İran'ın devrimci kadınları, recm uygulamalarından duydukları sıkıntıyı ve üzüntüyü sıklıkla dile getirirler. Ayetullah Talegani'nin kızı, reformist siyasetçi ve İranlı Kadınlar Derneği Başkanı Azem Talegani ile ROZA (Kadın Gazeteciler Derneği) kurucularından Mahnaz Nejadbahram, kendileriyle recm üzerine yaptığım konuşmalarda kim bilir kaç kez, bu ceza türünün uygulanmasının İslami değer ve amaçlarla bağdaşmadığını, İran devriminin recm cezasının ağırlığını taşımaması gerektiğini ifade etmişlerdir bana. Nejadbehram, İslam'da anahtar özelliğine sahip bulunan insanın değeri, adalet, hakkaniyet, barış arayış, merhamet gibi kavramlar açısından bakıldığında, recm cezasının kabullenilemeyeceğini savunur. Nejadbehram'a göre, recm cezası günümüzde, sebebi olan cürmün işlenmesinde caydırıcı olma gibi bir işleve sahip olmadığı gibi, uygulamanın yaslanmaya çalıştığı değerleri kalkındırma gibi bir fonksiyondan da uzaktır.
İran üzerine yazdığım yazılarda, devrimin modern boyutuna işaret ederim hep. Modern söylemlerle gerçekleşen devrim, öncülerinin ve katılan kitlelerin talepleriyle, "İslami" niteliğini belirginleştiren bir çizgide ilerlemiştir. Kadını geleneksel konumundan sıçramaya yüreklendiren devrimci katılım, Müslüman fıkıhçılar açısından yeni bir yol ayrımını işaret edecek kadar önemli tartışmalara yol açmıştır. Geçmişte de defalarca gündeme gelen Usuli-Ahbari fıkhi geleneklerin farklı duruşlarıdır, sözünü ettiğim. Usuli içtihatta zamanı ve mekânı dikkate alırken, Ahbari, sözlü ya da yazılı geleneğe harfiyen sadakati önceler.

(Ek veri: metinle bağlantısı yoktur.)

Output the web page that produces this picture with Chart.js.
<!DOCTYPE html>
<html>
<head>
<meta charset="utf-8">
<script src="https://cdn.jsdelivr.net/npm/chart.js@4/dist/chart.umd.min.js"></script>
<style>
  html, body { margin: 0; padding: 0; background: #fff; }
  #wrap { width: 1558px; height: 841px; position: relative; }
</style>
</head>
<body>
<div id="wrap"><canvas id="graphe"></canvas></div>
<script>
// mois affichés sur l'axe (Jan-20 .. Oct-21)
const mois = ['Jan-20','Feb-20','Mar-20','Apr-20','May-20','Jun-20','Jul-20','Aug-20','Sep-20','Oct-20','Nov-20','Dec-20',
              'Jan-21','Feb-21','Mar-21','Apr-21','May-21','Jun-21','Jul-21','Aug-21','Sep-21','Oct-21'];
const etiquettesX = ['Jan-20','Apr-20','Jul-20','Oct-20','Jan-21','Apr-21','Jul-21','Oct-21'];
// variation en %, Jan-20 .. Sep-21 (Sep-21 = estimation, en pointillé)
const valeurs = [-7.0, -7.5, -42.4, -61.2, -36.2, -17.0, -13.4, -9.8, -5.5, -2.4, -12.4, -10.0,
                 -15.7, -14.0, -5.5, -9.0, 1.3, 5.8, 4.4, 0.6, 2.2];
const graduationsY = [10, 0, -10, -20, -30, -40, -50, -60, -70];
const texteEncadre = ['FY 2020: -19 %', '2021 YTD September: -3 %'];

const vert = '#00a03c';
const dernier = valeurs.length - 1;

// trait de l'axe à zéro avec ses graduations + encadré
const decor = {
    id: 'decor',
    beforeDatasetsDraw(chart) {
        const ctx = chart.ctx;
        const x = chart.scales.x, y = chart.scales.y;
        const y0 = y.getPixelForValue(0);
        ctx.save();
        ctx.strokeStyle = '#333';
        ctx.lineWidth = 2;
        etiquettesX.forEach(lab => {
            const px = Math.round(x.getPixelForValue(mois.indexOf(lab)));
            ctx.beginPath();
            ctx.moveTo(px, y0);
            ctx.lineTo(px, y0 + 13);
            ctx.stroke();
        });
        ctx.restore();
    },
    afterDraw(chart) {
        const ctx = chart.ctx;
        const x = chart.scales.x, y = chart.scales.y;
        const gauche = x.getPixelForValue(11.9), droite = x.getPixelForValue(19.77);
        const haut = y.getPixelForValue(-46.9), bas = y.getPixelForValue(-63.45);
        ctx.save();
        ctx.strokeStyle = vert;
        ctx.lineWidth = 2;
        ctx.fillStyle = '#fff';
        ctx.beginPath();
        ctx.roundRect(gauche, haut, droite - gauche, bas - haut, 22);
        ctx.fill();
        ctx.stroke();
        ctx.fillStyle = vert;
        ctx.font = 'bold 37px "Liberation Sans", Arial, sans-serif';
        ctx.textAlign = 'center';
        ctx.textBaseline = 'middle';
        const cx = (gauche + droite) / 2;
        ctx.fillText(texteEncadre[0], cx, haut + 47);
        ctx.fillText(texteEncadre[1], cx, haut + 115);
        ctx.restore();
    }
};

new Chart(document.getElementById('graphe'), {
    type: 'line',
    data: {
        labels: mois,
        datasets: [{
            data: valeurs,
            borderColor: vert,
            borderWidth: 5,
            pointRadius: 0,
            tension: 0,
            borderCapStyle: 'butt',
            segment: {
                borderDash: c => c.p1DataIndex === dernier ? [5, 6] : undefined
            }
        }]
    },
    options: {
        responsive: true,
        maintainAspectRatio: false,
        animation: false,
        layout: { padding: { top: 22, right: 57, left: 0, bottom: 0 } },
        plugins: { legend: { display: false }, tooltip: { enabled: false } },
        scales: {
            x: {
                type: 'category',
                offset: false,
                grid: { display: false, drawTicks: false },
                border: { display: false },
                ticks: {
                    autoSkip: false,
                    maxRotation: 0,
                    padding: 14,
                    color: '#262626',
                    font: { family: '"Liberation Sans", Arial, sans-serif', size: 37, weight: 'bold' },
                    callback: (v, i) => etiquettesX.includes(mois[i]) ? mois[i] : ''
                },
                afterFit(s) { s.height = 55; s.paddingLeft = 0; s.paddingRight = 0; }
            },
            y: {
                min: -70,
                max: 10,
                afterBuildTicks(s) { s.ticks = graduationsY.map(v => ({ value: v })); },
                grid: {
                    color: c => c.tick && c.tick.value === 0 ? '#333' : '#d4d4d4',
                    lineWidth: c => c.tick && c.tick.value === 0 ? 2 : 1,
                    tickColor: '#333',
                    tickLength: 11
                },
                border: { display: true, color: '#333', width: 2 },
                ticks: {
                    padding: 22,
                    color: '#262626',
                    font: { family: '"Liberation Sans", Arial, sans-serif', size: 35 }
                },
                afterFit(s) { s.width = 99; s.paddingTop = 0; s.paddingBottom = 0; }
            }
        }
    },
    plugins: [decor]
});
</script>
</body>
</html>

1999'da, Ayetullah Humeyni'nin yakın çevresinden bir sima olan Ayetullah Bocnordi ile kadın meselelerinin ağırlık kazandığı bir röportaj yapmıştım. Bocnordi, 80'li yılların ortalarına doğru recm sahneleri nedeniyle İran'ın uluslararası baskıya maruz kalması üzerine konuyu Ayetullah Humeyni ile görüştüğünü anlattı bana. Ayetullah Humeyni, Bocnordi'nin açıklamaları üzerine, "İyi ya, o zaman hapis cezası verilsin recm yerine" der. Ancak yargının yeniden yapılanması henüz sürdüğü ve yerel mahkemeler de bağımsız işleyişini koruduğu için, Ayetullah Humeyni'nin vefatının ardından zaman zaman recm vakaları gündeme gelmeye devam etmiştir. Bocnordi ise kişisel olarak Humeyni'nin recm cezasından yana olmadığını düşünüyordu. Bocnordi ayrıca, recm cezasını gerektiren suçun, İslam'da özel hayatların dokunulmazlığı nedeniyle kanıtlanmasının çok zor olduğu kanaatine sahipti.

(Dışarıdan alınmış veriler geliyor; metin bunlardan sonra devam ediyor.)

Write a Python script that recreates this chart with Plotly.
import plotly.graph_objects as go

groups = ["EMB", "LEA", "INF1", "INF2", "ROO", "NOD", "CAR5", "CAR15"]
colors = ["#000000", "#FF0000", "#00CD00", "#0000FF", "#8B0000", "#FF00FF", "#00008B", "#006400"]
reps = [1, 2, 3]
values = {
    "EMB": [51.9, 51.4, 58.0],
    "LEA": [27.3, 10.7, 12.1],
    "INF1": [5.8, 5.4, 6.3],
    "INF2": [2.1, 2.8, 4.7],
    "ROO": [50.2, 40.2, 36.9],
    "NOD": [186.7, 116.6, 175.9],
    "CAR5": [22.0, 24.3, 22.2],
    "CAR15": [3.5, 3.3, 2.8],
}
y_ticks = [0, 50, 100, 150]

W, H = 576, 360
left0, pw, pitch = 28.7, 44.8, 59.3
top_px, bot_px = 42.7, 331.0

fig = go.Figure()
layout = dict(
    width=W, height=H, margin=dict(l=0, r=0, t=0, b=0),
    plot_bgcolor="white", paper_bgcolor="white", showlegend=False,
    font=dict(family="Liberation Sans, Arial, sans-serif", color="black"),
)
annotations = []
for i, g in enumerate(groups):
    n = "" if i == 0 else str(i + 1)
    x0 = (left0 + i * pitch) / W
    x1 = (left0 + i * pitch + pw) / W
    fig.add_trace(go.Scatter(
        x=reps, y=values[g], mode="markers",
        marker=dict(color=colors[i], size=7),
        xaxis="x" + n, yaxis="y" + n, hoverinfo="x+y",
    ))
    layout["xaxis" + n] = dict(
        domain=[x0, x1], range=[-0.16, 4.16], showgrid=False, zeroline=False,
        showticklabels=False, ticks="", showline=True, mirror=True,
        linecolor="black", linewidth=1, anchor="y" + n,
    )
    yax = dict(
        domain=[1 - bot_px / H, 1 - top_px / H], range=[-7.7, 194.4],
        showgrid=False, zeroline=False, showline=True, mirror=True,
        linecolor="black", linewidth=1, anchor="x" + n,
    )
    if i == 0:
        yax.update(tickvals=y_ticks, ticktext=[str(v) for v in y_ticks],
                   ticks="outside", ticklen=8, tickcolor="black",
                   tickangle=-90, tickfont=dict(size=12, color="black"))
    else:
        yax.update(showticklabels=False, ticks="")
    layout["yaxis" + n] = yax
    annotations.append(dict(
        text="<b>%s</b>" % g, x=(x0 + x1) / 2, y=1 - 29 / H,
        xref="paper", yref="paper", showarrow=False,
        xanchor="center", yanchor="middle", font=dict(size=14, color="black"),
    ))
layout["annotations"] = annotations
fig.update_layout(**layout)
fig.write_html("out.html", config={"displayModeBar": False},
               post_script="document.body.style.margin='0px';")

Arı duru İslam adına eleştirilen örf ve töre, kapıdan kovuldukça bacadan girecek kadar dayanıklı. Recm vakaları, İran devrimine karşı mücadele eden çevrelerde kullanışlı bir malzeme olarak görülmeye devam ediyor. Kendini yeniden üretmeyi önemsemediği oranda da İran devrimi, örfe dayalı alışkanlıklar ve global medyanın oluşturduğu tanımlarla daralmalar yaşıyor. Çağımızın etkili iletişim araçları, sinema, internet ve televizyon kanalıyla recm sahneleri yeryüzünü dolaşırken, Müslüman toplumlara ilişkin kadın, hukuk, insan hakları, şiddet, cinsellik, harem gibi kavramlarla ilgili popüler yorumlara "sürümden" geçerlilik kazandırıyor.
Kadınların ufkunun yapılanmasını sürdüren yasaların tanımlarının ötesinde bir genişliğe sahip bulunduğu İran, recm cezasının yükünü taşıyamıyor; bu da şahsi bir tespitim. Kur'an'da mevcut el kesme cezasını ülke koşullarını dikkate alarak paranteze alan İran, sadece örfen varlığını koruyan recm cezasını tamamen uygulamadan kaldırma konusunda daha fazla tereddüt edemez gibi geliyor bana.